Learning On-the-Move for More Equitable Communities: A Comparative Investigation of Youth Civic Participation in Nonmetropolitan and Urban Areas
Katie Headrick Taylor
About the research
Award
NAEd/Spencer Postdoctoral Fellowship
Award Year
2018
Institution
University of Washington
Primary Discipline
Education
Geographic inequality exists within cities. But geographic inequality also exists between globalizing cities and economically struggling or stagnant towns. This kind of geographic inequality, especially in relation to supporting youth civic participation, is vastly understudied. This project adds such a comparative framing to the field of education research, treating the historical and present day movements of learners as spaces for analysis and focused education design work toward more equitable communities for youth. I do so using an existing Mobile City Science curriculum, a set of digital STEAM activities supporting youth to develop new techno-civic literacies through their study of local issues — so far used with students living in underserved neighborhoods in Seattle, New York, and Chicago. This project will iterate these designed activities using mobile and geospatial tools in a town located in a nonmetropolitan area; this iteration will afford symmetrically collected, organized, and comparative data across understudied nonmetropolitan and urban contexts. Comparing data of youth civic participation across these sites will contribute a new analytic lens that foregrounds the issue of technological and physical mobility in clarifying how geographies of opportunity nurture youth to be or become community advocates.
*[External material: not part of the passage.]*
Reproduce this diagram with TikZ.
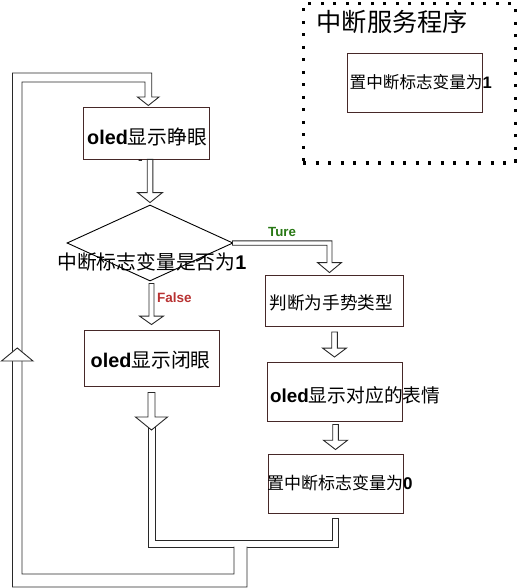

About Katie Headrick Taylor
Katie Headrick Taylor is an assistant professor of learning sciences and human development at the University of Washington’s College of Education. She studies the digital literacy practices of children, youth, and families from geographically, racially, and socioeconomically diverse communities. As part of this research, she designs and studies digital, public-facing educational environments that support youth mobility and mapping, and that leverage technologies to engage young people in historic and civic processes that drive community change. Dr. Taylor’s research has been supported by the National Science Foundation, the Heising-Simons Foundation, and the Spencer Foundation and has appeared in The Journal of the Learning Sciences, Cognition & Instruction, Learning, Media, and Technology, and Review of Research in Education.